What Will Happen Next
The decision in Quality Stores is contrary to an earlier decision by the Court of Appeals for another Federal Circuit. In CSX Corp. v. U.S., 513 F.3d 1328 (Fed. Cir. 2008), the federal circuit agreed with the restrictive definition of “supplemental unemployment benefit” long utilized by the IRS. Accordingly there is a split among the Circuits that may eventually need to be resolved by the Supreme Court. However, in late October, 2012 the Department of Justice (“DOJ”) filed a petition for en banc review of the Quality Stores decision by the U.S. Court of Appeals for the Sixth Circuit. This latest petition necessarily delays the deadline for any Supreme Court review (even if the Supreme Court decides to take up the case for further review) while the Sixth Circuit considers the DOJ petition. Many commentators believe that if the Sixth Circuit does not grant rehearing en banc or alternatively issues an en banc opinion that is still favorable to the taxpayer, the government will seek U.S. Supreme Court review. Regardless of what ultimately occurs, final resolution on this matter will likely take several years. An important note in the Department of Justice’s petition is that the government believes that that $120 million is at stake in pending refund suits with over $1 billion at issue when the IRS takes into account all potential claims, so they believe there is a significant financial reason to continue to pursue an alternate determination and thus it is likely DOJ will continue to push for a final court ruling no matter what the timetable ends up being before final resolution.
What Steps Should Be Taken
Even with the continued uncertainty and apparent split amongst existing court rulings, while the 6th Circuit rehearing petition in Quality Stores is pending, employers should consider taking the necessary steps to protect their right to file a claim for FICA refunds on their own behalf as well as on the behalf of employees who received the SUB pay. Employers may do so by filing “protective refund" claims. A protective refund claim is a relatively simple process whereby a taxpayer files an amended return requesting a refund of tax in the event the law as interpreted by Qualify Stores is ultimately upheld. By filing such a protective refund claim in this manner, the taxpayer preserves the legal right, even if outside the allowable statute of limitations period, to receive a refund of excess monies previously paid if the litigation ultimately is resolved in a favorable manner.
From a timing perspective, the general statute of limitations period with regard to quarterly employment tax returns filed for a calendar year runs for three years, starting from April 15 of the succeeding year.
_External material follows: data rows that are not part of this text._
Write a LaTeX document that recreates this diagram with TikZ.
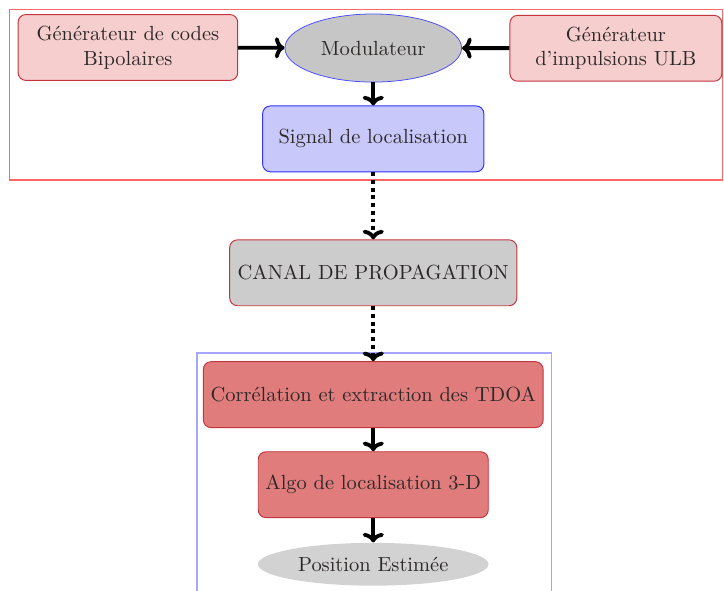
\documentclass[tikz,border=0pt]{standalone}
\usepackage{fontspec}
\usetikzlibrary{positioning,shapes.geometric,arrows.meta}

\definecolor{rosepale}{RGB}{246,206,206}
\definecolor{rosefonce}{RGB}{224,124,124}
\definecolor{bordrouge}{RGB}{196,52,60}
\definecolor{bleupale}{RGB}{200,200,250}
\definecolor{texte}{RGB}{45,40,40}

\tikzset{
	every node/.style={font=\fontsize{10.6}{12.8}\selectfont, text=texte},
	boite/.style={draw=bordrouge, rounded corners=4pt, align=center, minimum height=1.2cm, line width=0.5pt},
	fleche/.style={-{To[length=5pt,width=11pt]}, line width=2pt},
	pointille/.style={fleche, dotted}
}

\begin{document}
\begin{tikzpicture}
	\useasboundingbox (0,0) rectangle (13.19,-10.75);
	
	% cadres
	\draw[red!60, line width=0.6pt] (0.18,-0.18) rectangle (13.17,-3.28);
	\draw[blue!35, line width=0.6pt] (3.59,-6.43) rectangle (10.05,-10.9);
	
	% emission
	\node[boite, fill=rosepale, minimum width=4cm] (codes) at (2.33,-0.865) {Générateur de codes\\Bipolaires};
	\node[ellipse, draw=blue!70, fill=gray!45, minimum width=3.22cm, minimum height=1.24cm] (modul) at (6.8,-0.875) {Modulateur};
	\node[boite, fill=rosepale, minimum width=3.86cm] (impuls) at (11.22,-0.88) {Générateur\\d'impulsions ULB};
	\node[boite, draw=blue!80, fill=bleupale, minimum width=4.03cm] (signal) at (6.8,-2.53) {Signal de localisation};
	
	% canal
	\node[boite, fill=gray!40, minimum width=5.23cm] (canal) at (6.8,-4.97) {CANAL DE PROPAGATION};
	
	% reception
	\node[boite, fill=rosefonce, minimum width=6.19cm] (correl) at (6.8,-7.19) {Corrélation et extraction des TDOA};
	\node[boite, fill=rosefonce, minimum width=4.19cm] (algo) at (6.8,-8.83) {Algo de localisation 3-D};
	\node[ellipse, fill=gray!35, minimum width=4.19cm, minimum height=0.78cm] (position) at (6.8,-10.28) {Position Estimée};
	
	\draw[fleche] (codes) -- (modul);
	\draw[fleche] (impuls) -- (modul);
	\draw[fleche] (modul) -- (signal);
	\draw[pointille] (signal) -- (canal);
	\draw[pointille] (canal) -- (correl);
	\draw[fleche] (correl) -- (algo);
	\draw[fleche] (algo) -- (position);
\end{tikzpicture}
\end{document}
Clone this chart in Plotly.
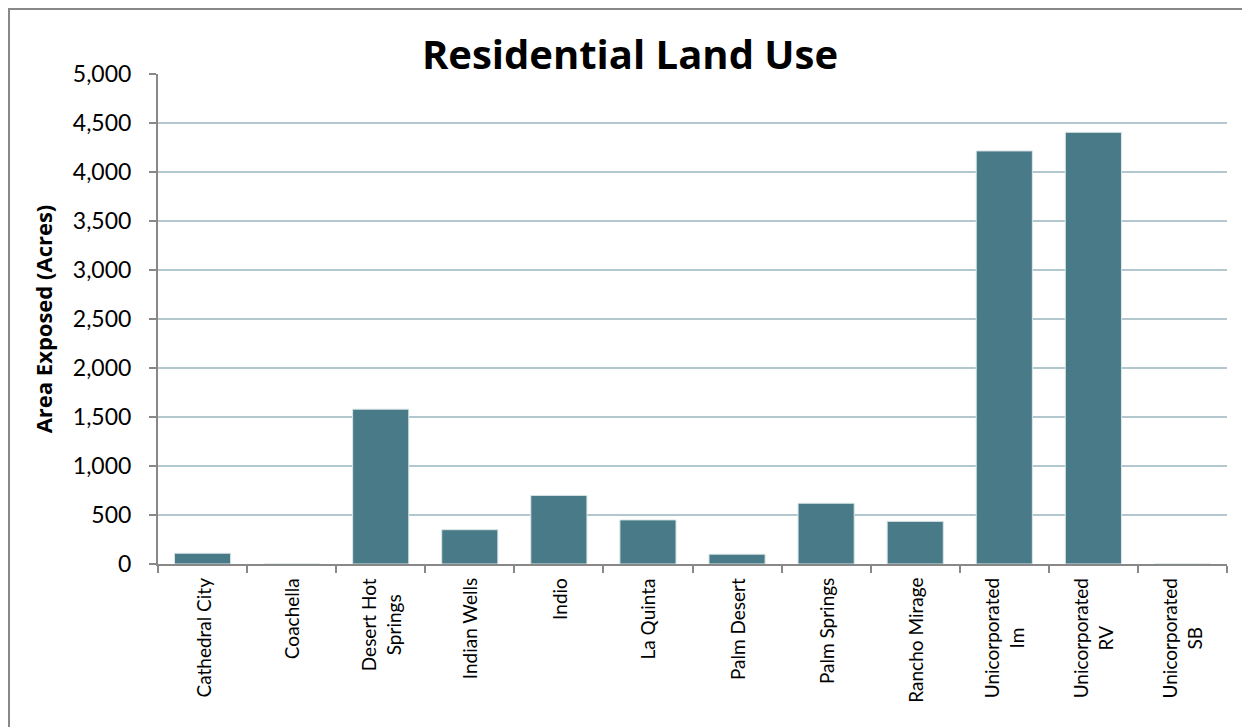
import plotly.graph_objects as go

categories = ["Cathedral City", "Coachella", "Desert Hot<br>Springs", "Indian Wells", "Indio",
              "La Quinta", "Palm Desert", "Palm Springs", "Rancho Mirage",
              "Unicorporated<br>Im", "Unicorporated<br>RV", "Unicorporated<br>SB"]
values = [110, 0, 1580, 350, 700, 450, 100, 620, 435, 4215, 4405, 0]
y_ticks = [0, 500, 1000, 1500, 2000, 2500, 3000, 3500, 4000, 4500, 5000]
y_tick_text = ["0", "500", "1,000", "1,500", "2,000", "2,500", "3,000", "3,500", "4,000", "4,500", "5,000"]

# page body has an 8px margin; figure coordinates are offset accordingly
OFF = 8
W, H = 1250 - OFF, 727 - OFF
L, T = 158 - OFF, 74 - OFF
R = W - (1227 - OFF)
B = H - (564 - OFF)
pw, ph = W - L - R, H - T - B

def px_to_paper_x(px):
    return (px - L) / pw

def px_to_paper_y(py):
    return (H - B - py) / ph

fig = go.Figure(go.Bar(
    x=categories, y=values,
    marker=dict(color="#487a87", line=dict(color="#dbe6e8", width=1)),
))

annotations = [
    dict(x=c, y=0, xref="x", yref="y", text=c, showarrow=False,
         textangle=-90, xanchor="center", yanchor="top", yshift=-12, align="center",
         font=dict(size=19, family="Lato, sans-serif", color="black"))
    for c in categories
]

fig.update_layout(
    width=W, height=H,
    margin=dict(l=L, r=R, t=T, b=B, autoexpand=False),
    paper_bgcolor="white", plot_bgcolor="white",
    bargap=0.37,
    showlegend=False,
    font=dict(family="Lato, Open Sans, sans-serif", color="black"),
    title=dict(text="<b>Residential Land Use</b>", x=(630 - OFF) / W, xanchor="center",
               y=1 - (55 - OFF) / H, yanchor="middle",
               font=dict(size=40, family="Open Sans, sans-serif", color="black")),
    xaxis=dict(
        type="category", showline=True, linecolor="#888888", linewidth=2,
        ticks="outside", tickson="boundaries", ticklen=7, tickcolor="#888888", tickwidth=2,
        showticklabels=False, showgrid=False, automargin=False,
    ),
    yaxis=dict(
        range=[0, 5000], tickvals=y_ticks, ticktext=y_tick_text,
        showline=True, linecolor="#888888", linewidth=2,
        ticks="outside", ticklen=7, tickcolor="#888888", tickwidth=2,
        tickfont=dict(size=23, family="Lato, sans-serif"),
        ticklabelstandoff=13,
        showgrid=True, gridcolor="#b3c8ce", gridwidth=1.5,
        title=dict(text="<b>Area Exposed (Acres)</b>",
                   font=dict(size=22, family="Open Sans, sans-serif"), standoff=14),
        zeroline=False, automargin=False,
    ),
    annotations=annotations,
    shapes=[dict(type="rect", xref="paper", yref="paper",
                 x0=px_to_paper_x(1), x1=px_to_paper_x(W + 20),
                 y0=px_to_paper_y(H + 20), y1=px_to_paper_y(1),
                 line=dict(color="#888888", width=2), fillcolor="rgba(0,0,0,0)", layer="below")],
)

fig.write_html("out.html")
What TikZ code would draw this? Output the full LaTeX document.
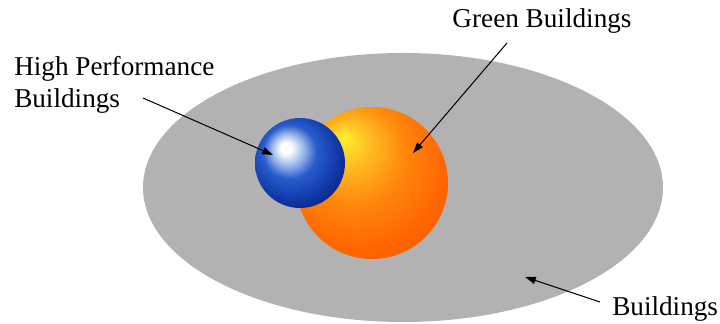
\documentclass[tikz,border=0pt]{standalone}
\usepackage{fontspec}
\setmainfont{Liberation Serif}
\usepackage{tikz}
\usetikzlibrary{arrows.meta}
\definecolor{bldgray}{RGB}{178,178,178}
\definecolor{bluelight}{RGB}{150,180,232}
\definecolor{bluemid}{RGB}{40,92,205}
\definecolor{bluedeep}{RGB}{18,60,172}
\definecolor{bluedark}{RGB}{8,30,125}
\definecolor{oryellow}{RGB}{255,240,45}
\definecolor{orlight}{RGB}{255,190,35}
\definecolor{ormid}{RGB}{255,135,12}
\definecolor{ordeep}{RGB}{255,102,2}
\definecolor{oredge}{RGB}{246,82,0}
\pgfdeclareradialshading{bluesphere}{\pgfpoint{-8.3bp}{8.9bp}}{%
  color(0bp)=(white); color(3bp)=(white); color(9bp)=(bluelight);
  color(15bp)=(bluemid); color(24bp)=(bluedeep); color(33bp)=(bluedark);
  color(50bp)=(bluedark)}
\pgfdeclareradialshading{greensphere}{\pgfpoint{-9.5bp}{15bp}}{%
  color(0bp)=(oryellow); color(7bp)=(orlight); color(17bp)=(ormid);
  color(28bp)=(ordeep); color(40bp)=(oredge); color(50bp)=(oredge)}

\begin{document}
\begin{tikzpicture}[
  x=0.2778mm, y=0.2778mm,
  lbl/.style={inner sep=0pt, font=\fontsize{21.5pt}{25.2pt}\selectfont},
  arr/.style={-{Triangle[length=3mm, width=2mm]}, line width=0.8pt, black}
]
  \useasboundingbox (0,0) rectangle (720,324);

  % sets: buildings, green, high performance
  \coordinate (bldgc)  at (403,136.5);
  \coordinate (greenc) at (372,141);
  \coordinate (hpbc)   at (300,161);
  \fill[bldgray] (bldgc) ellipse [x radius=260, y radius=134.5];
  \shade[shading=greensphere] (greenc) circle (76);
  \shade[shading=bluesphere]  (hpbc) circle (45);

  % labels
  \node[lbl, align=left, anchor=north west] (hpb) at (14,267.7) {High Performance\\Buildings};
  \node[lbl, anchor=base] (green) at (542,296) {Green Buildings};
  \node[lbl, anchor=base west] (bldg) at (612,8) {Buildings};

  \coordinate (hpbfrom)   at (143,226);
  \coordinate (hpbto)     at (273,169);
  \coordinate (greenfrom) at (507,281);
  \coordinate (greento)   at (413,171);
  \coordinate (bldgfrom)  at (600,22);
  \coordinate (bldgto)    at (525,47);
  \draw[arr] (hpbfrom) -- (hpbto);
  \draw[arr] (greenfrom) -- (greento);
  \draw[arr] (bldgfrom) -- (bldgto);
\end{tikzpicture}
\end{document}
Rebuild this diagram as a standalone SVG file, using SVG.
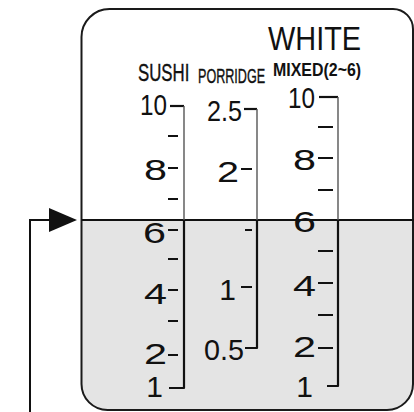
<svg xmlns="http://www.w3.org/2000/svg" width="414" height="412" viewBox="0 0 414 412">
<style>
.num{font-family:"Liberation Sans",Arial,sans-serif;font-size:30px;fill:#111;text-anchor:end}
.hd{font-family:"Liberation Sans",Arial,sans-serif;fill:#111}
.tick{stroke:#111;stroke-width:2.2;fill:none}
.up{stroke:#555;stroke-width:1.4;fill:none}
.dn{stroke:#111;stroke-width:2.2;fill:none;stroke-linejoin:round}
.bd{stroke:#1a1a1a;stroke-width:2;fill:none}
</style>
<defs>
<marker id="tri" markerWidth="28" markerHeight="24" refX="0" refY="12" orient="auto" markerUnits="userSpaceOnUse">
<path d="M0,0 L28,12 L0,24 Z" fill="#111"/>
</marker>
</defs>
<rect width="414" height="412" fill="#fff"/>
<g id="panel">
<path d="M81.5,220 L413,220 L413,384 A26,26 0 0 1 387,410 L107.5,410 A26,26 0 0 1 81.5,384 Z" fill="#e4e4e4"/>
<path class="bd" d="M81.5,37 A28,28 0 0 1 109.5,9 L393,9 A20,20 0 0 1 413,29 L413,384 A26,26 0 0 1 387,410 L107.5,410 A26,26 0 0 1 81.5,384 Z"/>
<line x1="81.5" y1="220" x2="414" y2="220" stroke="#111" stroke-width="2"/>
</g>
<g id="headings">
<text class="hd" transform="translate(268,50) scale(0.85,1)" font-size="34">WHITE</text>
<text class="hd" transform="translate(273,76) scale(0.84,1)" font-size="19" font-weight="bold">MIXED(2~6)</text>
<text class="hd" transform="translate(138,81) scale(0.7,1)" font-size="24" stroke="#111" stroke-width="0.4">SUSHI</text>
<text class="hd" transform="translate(198,83) scale(0.6,1)" font-size="21" stroke="#111" stroke-width="0.4">PORRIDGE</text>
</g>
<g id="sushi">
<path class="tick" d="M170,106 H184"/>
<path class="up" d="M184,106 V220"/>
<path class="dn" d="M184,220 V388 H169"/>
<path class="tick" d="M168,136 H178 M168,168 H178 M168,199 H178 M168,230 H178 M168,259 H178 M168,290 H178 M168,321 H178 M168,355 H178"/>
<text class="num" x="167" y="115" textLength="27" lengthAdjust="spacingAndGlyphs">10</text>
<text class="num" x="167" y="180" textLength="23" lengthAdjust="spacingAndGlyphs">8</text>
<text class="num" x="166" y="243" textLength="23" lengthAdjust="spacingAndGlyphs">6</text>
<text class="num" x="167" y="304" textLength="23" lengthAdjust="spacingAndGlyphs">4</text>
<text class="num" x="167" y="364" textLength="23" lengthAdjust="spacingAndGlyphs">2</text>
<text class="num" x="163" y="397">1</text>
</g>
<g id="porridge">
<path class="tick" d="M244,109 H257"/>
<path class="up" d="M257,109 V220"/>
<path class="dn" d="M257,220 V348 H245"/>
<path class="tick" d="M241,169 H252 M245,230 H252 M241,287 H252"/>
<text class="num" x="242" y="121" textLength="35" lengthAdjust="spacingAndGlyphs">2.5</text>
<text class="num" x="239" y="182" textLength="22" lengthAdjust="spacingAndGlyphs">2</text>
<text class="num" x="236" y="300">1</text>
<text class="num" x="244" y="360" textLength="40" lengthAdjust="spacingAndGlyphs">0.5</text>
</g>
<g id="white">
<path class="tick" d="M319,97 H338"/>
<path class="up" d="M338,97 V220"/>
<path class="dn" d="M338,220 V386 H327"/>
<path class="tick" d="M318,127 H333 M318,158 H333 M318,190 H333 M318,251 H333 M318,283 H333 M318,315 H333 M318,348 H333"/>
<text class="num" x="315" y="108" textLength="27" lengthAdjust="spacingAndGlyphs">10</text>
<text class="num" x="316" y="170" textLength="23" lengthAdjust="spacingAndGlyphs">8</text>
<text class="num" x="316" y="232" textLength="23" lengthAdjust="spacingAndGlyphs">6</text>
<text class="num" x="316" y="296" textLength="23" lengthAdjust="spacingAndGlyphs">4</text>
<text class="num" x="316" y="357" textLength="23" lengthAdjust="spacingAndGlyphs">2</text>
<text class="num" x="313" y="397">1</text>
</g>
<g id="connectors">
<path d="M30,412 V220 H49" fill="none" stroke="#111" stroke-width="2" marker-end="url(#tri)"/>
</g>
</svg>
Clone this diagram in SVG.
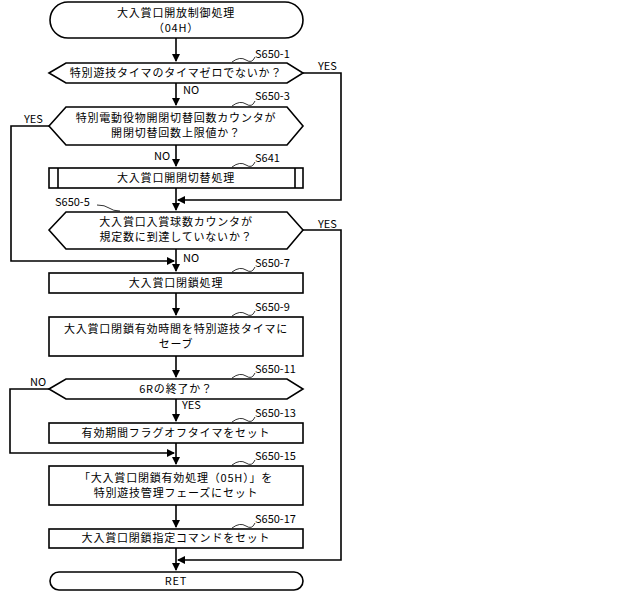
<svg xmlns="http://www.w3.org/2000/svg" width="640" height="592" viewBox="0 0 640 592">
<style>
.s{fill:#fff;stroke:#000;stroke-width:1.6}
.l{fill:none;stroke:#000;stroke-width:1.6}
.q{fill:none;stroke:#000;stroke-width:0.8}
text{font-family:"Noto Sans CJK JP","Liberation Sans",sans-serif;font-size:11px;fill:#000}
.c{text-anchor:middle;letter-spacing:0.8px}
</style>
<defs><marker id="a" markerWidth="8" markerHeight="8" refX="7" refY="4" orient="auto" markerUnits="userSpaceOnUse"><path d="M0,0L8,4L0,8z"/></marker></defs>
<rect width="640" height="592" fill="#fff"/>
<g id="connectors">
<path class="l" d="M176,38V61" marker-end="url(#a)"/>
<path class="l" d="M176,83V105" marker-end="url(#a)"/>
<path class="l" d="M176,145V166" marker-end="url(#a)"/>
<path class="l" d="M176,188V210" marker-end="url(#a)"/>
<path class="l" d="M303,73H341V200H178" marker-end="url(#a)"/>
<path class="l" d="M49,126H11V261H174" marker-end="url(#a)"/>
<path class="l" d="M176,249V271" marker-end="url(#a)"/>
<path class="l" d="M303,230H341V560H178" marker-end="url(#a)"/>
<path class="l" d="M176,293V315" marker-end="url(#a)"/>
<path class="l" d="M176,356V377" marker-end="url(#a)"/>
<path class="l" d="M176,399V421" marker-end="url(#a)"/>
<path class="l" d="M49,389H10V453H174" marker-end="url(#a)"/>
<path class="l" d="M176,443V464" marker-end="url(#a)"/>
<path class="l" d="M176,505V527" marker-end="url(#a)"/>
<path class="l" d="M176,548V570" marker-end="url(#a)"/>
<text x="183" y="94">NO</text>
<text x="318" y="70">YES</text>
<text x="154" y="160">NO</text>
<text x="24" y="123">YES</text>
<text x="183" y="262">NO</text>
<text x="318" y="228">YES</text>
<text x="30" y="386">NO</text>
<text x="182" y="409">YES</text>
</g>
<g id="start"><rect class="s" x="50" y="2" width="253" height="36" rx="18"/><text class="c" x="176" y="17">大入賞口開放制御処理</text><text class="c" x="176" y="32">（04H）</text></g>
<g id="s650-1"><path class="s" d="M49,73L66,63H287L303,73L287,83H66Z"/><text class="c" x="176" y="77">特別遊技タイマのタイマゼロでないか？</text><path class="q" d="M232,62q8,-6 14,-2t9,-3"/><text x="255" y="58">S650-1</text></g>
<g id="s650-3"><path class="s" d="M49,126L66,107H287L303,126L287,145H66Z"/><text class="c" x="176" y="122">特別電動役物開閉切替回数カウンタが</text><text class="c" x="176" y="137">開閉切替回数上限値か？</text><path class="q" d="M232,106q8,-6 14,-2t9,-3"/><text x="255" y="100">S650-3</text></g>
<g id="s641"><rect class="s" x="49" y="168" width="254" height="20"/><path class="l" d="M58,168V188M295,168V188"/><text class="c" x="176" y="182">大入賞口開閉切替処理</text><path class="q" d="M232,167q8,-6 14,-2t9,-3"/><text x="255" y="162">S641</text></g>
<g id="s650-5"><path class="s" d="M49,230L66,212H287L303,230L287,249H66Z"/><text class="c" x="176" y="226">大入賞口入賞球数カウンタが</text><text class="c" x="176" y="241">規定数に到達していないか？</text><path class="q" d="M97,205q8,0 12,3t11,3"/><text x="55" y="206">S650-5</text></g>
<g id="s650-7"><rect class="s" x="49" y="273" width="254" height="20"/><text class="c" x="176" y="287">大入賞口閉鎖処理</text><path class="q" d="M232,272q8,-6 14,-2t9,-3"/><text x="255" y="267">S650-7</text></g>
<g id="s650-9"><rect class="s" x="49" y="317" width="254" height="39"/><text class="c" x="176" y="333">大入賞口閉鎖有効時間を特別遊技タイマに</text><text class="c" x="176" y="348">セーブ</text><path class="q" d="M232,316q8,-6 14,-2t9,-3"/><text x="255" y="311">S650-9</text></g>
<g id="s650-11"><path class="s" d="M49,389L66,379H287L303,389L287,399H66Z"/><text class="c" x="176" y="393">6Rの終了か？</text><path class="q" d="M232,378q8,-6 14,-2t9,-3"/><text x="255" y="373">S650-11</text></g>
<g id="s650-13"><rect class="s" x="49" y="423" width="254" height="20"/><text class="c" x="176" y="437">有効期間フラグオフタイマをセット</text><path class="q" d="M232,422q8,-6 14,-2t9,-3"/><text x="255" y="417">S650-13</text></g>
<g id="s650-15"><rect class="s" x="49" y="466" width="254" height="39"/><text class="c" x="176" y="482">「大入賞口閉鎖有効処理（05H）」を</text><text class="c" x="176" y="497">特別遊技管理フェーズにセット</text><path class="q" d="M232,465q8,-6 14,-2t9,-3"/><text x="255" y="460">S650-15</text></g>
<g id="s650-17"><rect class="s" x="49" y="529" width="254" height="19"/><text class="c" x="176" y="542">大入賞口閉鎖指定コマンドをセット</text><path class="q" d="M232,528q8,-6 14,-2t9,-3"/><text x="255" y="523">S650-17</text></g>
<g id="ret"><rect class="s" x="50" y="572" width="253" height="18" rx="9"/><text class="c" x="176" y="585">RET</text></g>
</svg>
Thus, the statute of limitations for filing a FICA tax refund claim for the quarters in calendar year 2009 Forms 941 generally runs until April 15, 2013. Hence, these claims must be filed before this upcoming April 15, 2013 deadline if the taxpayer seeks to receive a refund of excess FICA payments during the 2009 tax year. There are key items that must be included in a protective refund claim for it to be valid, including obtaining the consent of employees for refunds of the portion of FICA withheld from their severance payments. Once filed, the protective refund claim will likely be held in abeyance by the IRS while the appeal is pending.
The Quality Stores decision provides taxpayers in the Sixth Circuit with a potential chance to recover FICA taxes attributable to qualifying severance payments. For employers outside of the Sixth Circuit, Quality Stores may ultimately be decided in the Supreme Court providing hope that this issue will ultimately be solved in the taxpayer’s favor across the United States. In the meantime, any taxpayers that have made severance payments fitting the criteria set forth by the court in Quality Stores discussed above should consider filing a protective refund claim for overpaid FICA taxes before the end of any open tax years that have not already closed due to the passage of any applicable statute of limitations periods.